'Significant Breach Of Consumers' Expectations Of Privacy'
Buzz, which incorporated social networking features into Gmail, was supposed to be Google's most ambitious foray yet into the booming real-time social space led by Facebook and Twitter. Instead, the launch turned into embarrassment for Google after users discovered many of their private contacts were displayed publicly, prompting an unusual public apology from the company.
"This is a significant breach of consumers' expectations of privacy," EPIC Executive Director Marc Rotenberg said in a statement. "Google should not be allowed to push users' personal information into a social network they never requested."
The Google spokesperson said the company was open to feedback. "We look forward to hearing more suggestions and will continue to improve the Buzz experience with user transparency and control top of mind," the spokesperson said. "We also welcome dialogue with EPIC and appreciate hearing directly from them about their concerns."
In an interview with CBS News's Larry Magid, Google Vice President Bradley Horowitz said "disclosures and speed bumps in place were not sufficient" and "some user unhappiness resulted."
On Saturday, as the privacy furor grew, Google apologized and announced that new users would no longer automatically follow and be followed by their most frequent email contacts. The company said that instead of an "auto-follow" model, Buzz would use an "auto-suggest" model. "You won't be set up to follow anyone until you have reviewed the suggestions and clicked 'Follow selected people and start using Buzz,'" the company said.
Group Wants Government To Compel Changes
But that didn't satisfy EPIC, which expressed concerns about the very premise of using a private email service as the basis for a public social network. Google's attempt "to convert the personal information of all of its customers into a separate service raises far-reaching concerns for subscribers and implicates both consumer and personal privacy interests," the group said.
Meanwhile, Valerie Lawton, a spokesperson for Canada's Office of the Privacy Commissioner, told CBC Tuesday that her office is investigating Buzz to see if the product violates Canadian privacy laws. "We understand the public concern about privacy issues related to Google Buzz," she said. "Our office is looking at the issue."

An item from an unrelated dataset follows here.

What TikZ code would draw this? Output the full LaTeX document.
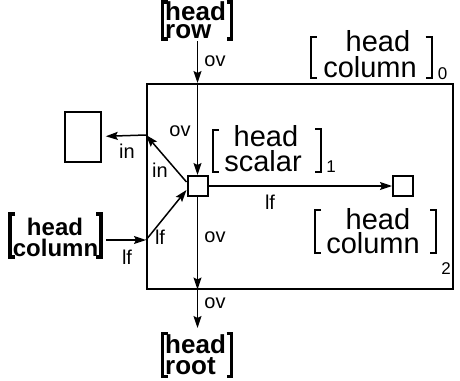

Both the EPIC complaint -- which could lead to a federal investigation -- and the Canadian inquiry are unwelcome developments for Google. The company knows it needs to play catch-up in the social space if intends to challenge Facebook and Twitter -- but this wholesale social land-grab was clearly inappropriate. With so many geniuses running around Google's headquarters, one wonders why the company couldn't see that.
From EPIC's complaint:
EPIC requests that the Commission investigate Google, enjoin its unfair and deceptive business practices, and require Google to protect the privacy of Gmail users. Specifically, EPIC requests the Commission to:
Compel Google to make Google Buzz a fully opt-in service for Gmail users;
Compel Google to cease using Gmail users' private address book contacts to compile
social networking lists;
Compel Google to give Google Buzz users more control over their information, by
allowing users to accept or reject followers from the outset; and
Provide such other relief as the Commission finds necessary and appropriate.